One reason Thomas was more efficient in pick and rolls was because of his partner, which means we’re again looking at the difference between Horford and Thompson.

Here’s where Thompson took his shots last season:

Tristan Thompson’s 2016-17 shot chart. —NBA

This is who Thompson is. He rarely ever strays more than five feet from the basket. Of his 437 field goal attempts last season, 76 were in the five-to-nine foot range. Only 22 came from further away. So when he set picks for Irving, he was always rolling to the basket. This leaves no guesswork for the defense, which leads to scenarios like this:

With Thompson no threat to pop, the defense sells out to stop Irving. The big cuts off the path to the hoop and the guard sells out going over the pick to block the shot. There’s no reason to go under a pick when guarding this pick and roll because Irving’s defender knows the big can show and cut the lane off. The end result is this:

Look at the top of the key and the right side of the floor in particular. Those three green areas are VERY often where Irving pulled up for a mid-range jumper last season off pick and rolls. When he turned the corner on a screen and found nowhere to go, he often pulled up for jumpers rather than attack the basket. This is why Isaiah Thomas had so many more free throw attempts on pick and rolls. Irving was pulling up from 15-18 feet. Isaiah had more chances to get to the rim because Al Horford’s shot chart looks like this:

Al Horford’s 2016-17 shot chart. —NBA.com

Al Horford’s 2016-17 shot chart.Watch him run a pick and roll with Avery Bradley where the defenders sell out just like they did on Irving:

Tristan Thompson isn’t doing that. Of course, the tradeoff is that Thompson is crashing the offensive boards so a bunch of his offense was cleaning up the mid-range misses. But Horford being the threat that he is creates the guessing game for the defense.

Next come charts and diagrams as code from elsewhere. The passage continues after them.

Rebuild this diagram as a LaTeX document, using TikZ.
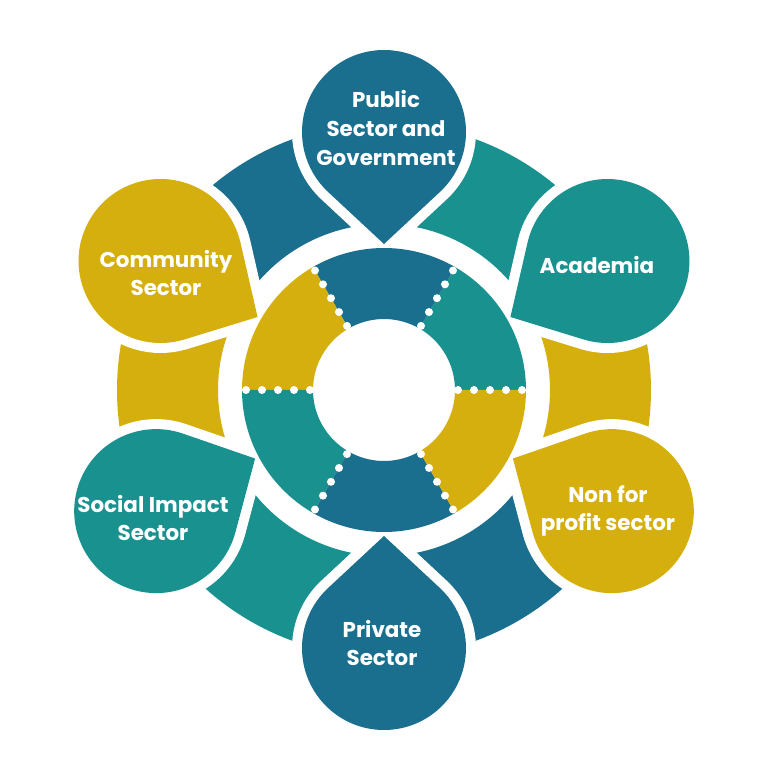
\documentclass[tikz,border=0pt]{standalone}
\usepackage{fontspec}
\setmainfont{Poppins}
\usepackage{xcolor}
\usepackage{tikz}
\definecolor{dblue}{HTML}{1A6E8E}
\definecolor{dteal}{HTML}{19918F}
\definecolor{dgold}{HTML}{D4AF0E}
\tikzset{
  drop/.style={fill=#1, preaction={draw=white, line width=20bp, line join=round}},
  dotw/.style={fill=white},
  lab/.style={text=white, align=center, font=\bfseries\fontsize{21.5}{29}\selectfont}
}
\begin{document}
\begin{tikzpicture}[x=1bp,y=1bp]
  \fill[white] (-384,-378) rectangle (384,390);

  \foreach \a/\c in {0/dgold,60/dteal,120/dblue,180/dgold,240/dteal,300/dblue}
    \fill[\c] (\a-30:166) arc[start angle=\a-30, end angle=\a+30, radius=166]
      -- (\a+30:267) arc[start angle=\a+30, end angle=\a-30, radius=267] -- cycle;

  \foreach \a/\c in {90/dblue,30/dteal,-28/dgold,-90/dblue,208/dteal,150/dgold}
    \path[drop=\c, rotate=\a, shift={(258,0)}] (-112,0) -- (223.5:82)
      arc[start angle=223.5, end angle=496.5, radius=82] -- cycle;

  \foreach \a/\c in {0/dteal,60/dblue,120/dgold,180/dteal,240/dblue,300/dgold}
    \fill[\c] (\a:71) arc[start angle=\a, end angle=\a+60, radius=71]
      -- (\a+60:142) arc[start angle=\a+60, end angle=\a, radius=142] -- cycle;
  \foreach \a in {0,60,...,300}
    \foreach \r in {74,90,...,138}
      \fill[dotw] (\a:\r) circle[radius=4];

  \node[lab] (pub) at (2,262) {Public\\Sector and\\Government};
  \node[lab] (aca) at (213,125) {Academia};
  \node[lab] (npf) at (224,-121) {Non for\\profit sector};
  \node[lab] (pri) at (-2,-253) {Private\\Sector};
  \node[lab] (com) at (-218,117) {Community\\Sector};
  \node[lab] (soc) at (-231,-128) {Social Impact\\Sector};
\end{tikzpicture}
\end{document}
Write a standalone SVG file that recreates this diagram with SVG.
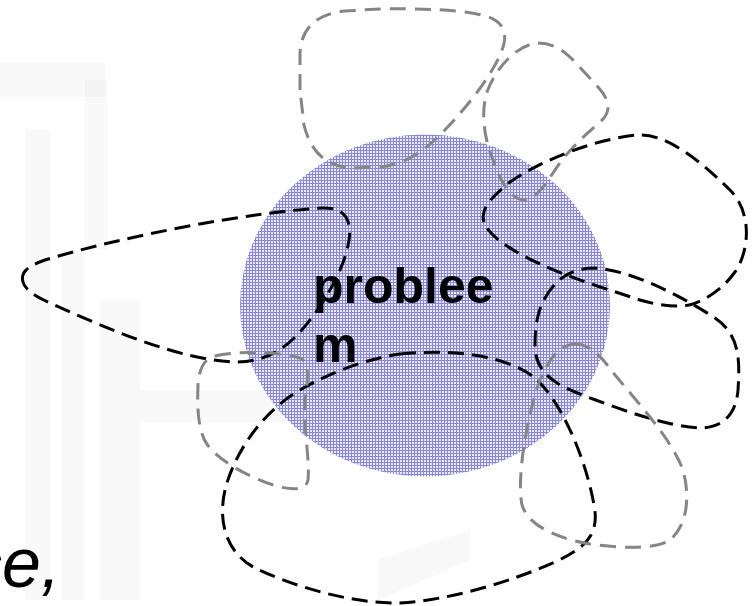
<svg xmlns="http://www.w3.org/2000/svg" width="756" height="606" viewBox="0 0 756 606">
<defs>
<pattern id="hatch" x="0" y="0" width="3" height="3" patternUnits="userSpaceOnUse">
<rect width="3" height="3" fill="#e8e8f9"/>
<rect width="1" height="3" fill="#8888d2"/>
<rect width="3" height="1" fill="#8888d2"/>
</pattern>
</defs>
<style>
.wm{fill:#000;opacity:0.025}
.blk{fill:none;stroke:#000;stroke-width:3;stroke-dasharray:16 8}
.gry{fill:none;stroke:#858585;stroke-width:3;stroke-dasharray:16 9}
.lbl{font-family:"Liberation Sans",Arial,sans-serif;font-weight:bold;font-size:50px;fill:#000}
.big{font-family:"Liberation Sans",Arial,sans-serif;font-style:italic;font-size:70px;fill:#000}
</style>
<rect width="756" height="606" fill="#fff"/>
<g id="watermark">
<rect class="wm" x="0" y="62" width="105" height="35"/>
<rect class="wm" x="85" y="80" width="22" height="170"/>
<rect class="wm" x="25" y="130" width="25" height="470"/>
<rect class="wm" x="62" y="250" width="22" height="350"/>
<rect class="wm" x="100" y="300" width="40" height="300"/>
<rect class="wm" x="140" y="390" width="160" height="32"/>
<polygon class="wm" points="378,560 470,530 470,560 378,600"/>
</g>
<g id="problem">
<ellipse cx="425" cy="305.5" rx="185" ry="171" fill="url(#hatch)"/>
<text class="lbl" x="313" y="303">problee</text>
<text class="lbl" x="313" y="362">m</text>
</g>
<g id="note">
<text class="big" x="-33" y="587">ce,</text>
</g>
<g id="connectors">
<path id="blobA" class="gry" d="M300,90 L300,55 C300,30 315,14 345,11 L380,9 C420,8 460,10 482,15 C505,20 508,35 502,50 C495,70 470,105 440,135 C420,155 400,166 378,167 L355,168 C325,168 310,150 304,125 Z"/>
<path id="blobB" class="gry" d="M538,43 C555,43 565,52 575,62 L598,87 C610,100 612,112 600,122 C585,135 568,150 555,170 C545,185 535,200 525,200 C510,200 500,180 493,160 C485,140 480,115 487,92 C495,70 515,45 538,43 Z"/>
<path id="blobC" class="blk" d="M484,222 C480,210 490,198 510,182 C545,158 600,138 638,135 C665,133 700,160 730,190 C752,212 750,250 735,272 C722,290 705,300 693,304 C680,308 660,306 640,300 C610,290 570,278 540,264 C510,250 488,235 484,222 Z"/>
<path id="blobD" class="blk" d="M545,298 C555,280 570,268 595,268 C630,270 680,295 715,318 C740,335 740,360 738,390 C736,415 722,428 700,428 C670,427 620,410 575,392 C545,380 535,365 535,345 C535,325 538,310 545,298 Z"/>
<path id="blobE" class="blk" d="M400,354 C460,348 510,358 535,378 C560,400 585,455 594,505 C600,535 585,548 555,562 C510,582 450,600 400,603 C350,604 290,585 255,568 C225,552 218,520 225,490 C235,450 265,410 300,390 C330,372 370,358 400,354 Z"/>
<path id="blobF" class="blk" d="M23,282 C20,272 28,266 45,260 C120,237 250,212 322,208 C345,207 352,220 349,240 C345,270 320,310 300,332 C282,352 262,362 235,362 C180,360 110,330 50,303 C35,296 25,290 23,282 Z"/>
<path id="blobG" class="gry" d="M215,356 C240,350 280,352 300,358 C310,362 308,380 305,400 C303,425 310,460 308,480 C306,490 295,490 280,487 C255,480 225,465 210,448 C198,435 197,410 198,385 C199,368 205,358 215,356 Z"/>
<path id="blobH" class="gry" d="M575,344 C590,344 600,355 615,375 C640,405 672,440 683,470 C690,495 688,525 670,540 C655,550 620,548 590,544 C555,538 528,525 522,505 C517,480 525,430 535,395 C542,370 555,345 575,344 Z"/>
</g>
</svg>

Sell out to stop Irving? Nope, we just saw Horford pop out for a three.

Still go over the top of the screen and have the big hedge but still respect Horford? Nope, then he’s too far out of position and there’s a lane to the basket. Since he’s out of position he, or a help defender, will be more likely to foul. This is why Thomas got to the line more often.

Go under a screen? Nope, Irving will just rise up from three behind the screen.

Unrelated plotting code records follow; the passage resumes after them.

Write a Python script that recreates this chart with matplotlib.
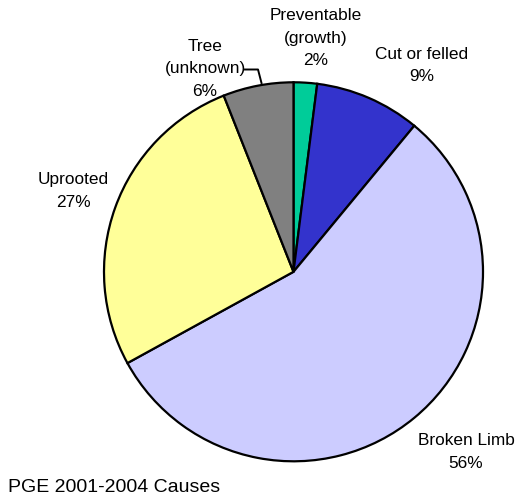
import matplotlib
matplotlib.use("Agg")
import matplotlib.pyplot as plt

plt.rcParams['font.family'] = ['Liberation Sans', 'DejaVu Sans']

categories = ["Preventable\n(growth)", "Cut or felled", "Broken Limb", "Uprooted", "Tree\n(unknown)"]
values = [2, 9, 56, 27, 6]
colors = ["#00CC99", "#3333CC", "#CCCCFF", "#FFFF99", "#808080"]
title = "PGE 2001-2004 Causes"

W, H = 516, 500
# label anchor points (pixel-style coords, y measured from the top)
label_pos = [(316, 38), (422, 65.5), (466, 452), (73, 191), (205, 69)]

fig = plt.figure(figsize=(W / 100, H / 100), dpi=100)
ax = fig.add_axes([0, 0, 1, 1])

ax.pie(values, colors=colors, startangle=90, counterclock=False,
       center=(293.5, H - 271.8), radius=189.5, frame=True,
       wedgeprops=dict(edgecolor="black", linewidth=1.6))
ax.set_xlim(0, W)
ax.set_ylim(0, H)
ax.set_aspect("equal")
ax.axis("off")

for name, v, (x, y) in zip(categories, values, label_pos):
    ax.text(x, H - y, f"{name}\n{v}%", ha="center", va="center",
            fontsize=12.4, linespacing=1.6, color="black")

# leader line for the "Tree (unknown)" label
ax.plot([245, 258, 261.5], [H - 69.5, H - 69.5, H - 83], color="black", lw=1.4)

ax.text(8, H - 487, title, ha="left", va="center", fontsize=14, color="black")

fig.savefig("out.png", dpi=100)
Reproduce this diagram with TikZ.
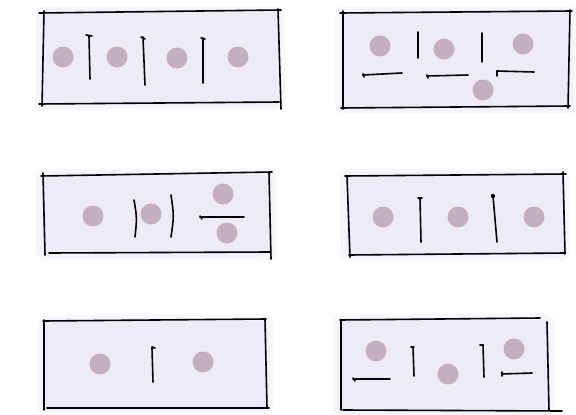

Send a help defender? Nope, then you’re leaving someone open in the corner.

Having that pop option opens up the world for Irving. Don’t be surprised if these pick and roll numbers switch and it’s Irving who ends up at the line more this season.

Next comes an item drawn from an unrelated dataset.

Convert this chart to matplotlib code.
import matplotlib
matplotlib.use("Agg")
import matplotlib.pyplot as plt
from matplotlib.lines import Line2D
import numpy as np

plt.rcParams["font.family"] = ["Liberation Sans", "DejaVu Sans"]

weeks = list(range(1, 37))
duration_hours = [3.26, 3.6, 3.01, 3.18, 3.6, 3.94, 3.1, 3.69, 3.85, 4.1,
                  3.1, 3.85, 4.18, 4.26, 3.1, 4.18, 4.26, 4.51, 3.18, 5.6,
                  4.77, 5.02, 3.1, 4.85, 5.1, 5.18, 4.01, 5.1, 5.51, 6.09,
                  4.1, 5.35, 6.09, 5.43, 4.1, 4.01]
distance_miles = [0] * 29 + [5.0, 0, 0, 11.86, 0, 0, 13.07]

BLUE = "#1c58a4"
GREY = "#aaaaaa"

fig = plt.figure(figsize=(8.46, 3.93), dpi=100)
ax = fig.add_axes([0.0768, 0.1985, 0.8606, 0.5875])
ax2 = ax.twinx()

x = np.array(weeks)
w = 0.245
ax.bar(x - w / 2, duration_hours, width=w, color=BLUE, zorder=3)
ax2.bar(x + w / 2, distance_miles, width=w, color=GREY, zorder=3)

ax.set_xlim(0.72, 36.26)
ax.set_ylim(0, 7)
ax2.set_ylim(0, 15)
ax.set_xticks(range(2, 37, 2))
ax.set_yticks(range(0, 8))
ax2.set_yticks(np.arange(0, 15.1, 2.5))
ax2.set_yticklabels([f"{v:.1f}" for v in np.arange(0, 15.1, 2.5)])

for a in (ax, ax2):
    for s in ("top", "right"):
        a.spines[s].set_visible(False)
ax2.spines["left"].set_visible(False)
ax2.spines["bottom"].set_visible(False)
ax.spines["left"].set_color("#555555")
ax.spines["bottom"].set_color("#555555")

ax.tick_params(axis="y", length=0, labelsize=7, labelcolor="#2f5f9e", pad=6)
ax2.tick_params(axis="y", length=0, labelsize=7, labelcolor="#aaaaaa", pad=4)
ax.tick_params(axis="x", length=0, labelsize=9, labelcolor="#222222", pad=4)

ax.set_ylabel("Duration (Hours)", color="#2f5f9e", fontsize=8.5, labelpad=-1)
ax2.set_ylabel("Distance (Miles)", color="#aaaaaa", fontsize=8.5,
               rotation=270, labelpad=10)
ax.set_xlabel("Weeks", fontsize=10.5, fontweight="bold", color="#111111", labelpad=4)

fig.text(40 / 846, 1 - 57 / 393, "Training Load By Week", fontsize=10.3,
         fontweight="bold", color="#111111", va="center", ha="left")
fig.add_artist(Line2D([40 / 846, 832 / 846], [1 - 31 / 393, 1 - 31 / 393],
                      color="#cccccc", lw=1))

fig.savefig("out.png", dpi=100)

There’s only one LeBron James, and no longer having him as a teammate changes how Irving will be asked to score the ball. Obviously Boston doesn’t have a guy nearly that good on the team, but they do have a lot of really good players who will command the respect of the defense and open the floor for Irving to make decisions.

These may just be two plays, but the dribble hand-off and pick and roll run with Horford instead of Thompson will open a number of options that simply didn’t exist for Irving in Cleveland. Once he gets comfortable with all those options, he might be able to find a level of offense that was closed off to him in the past.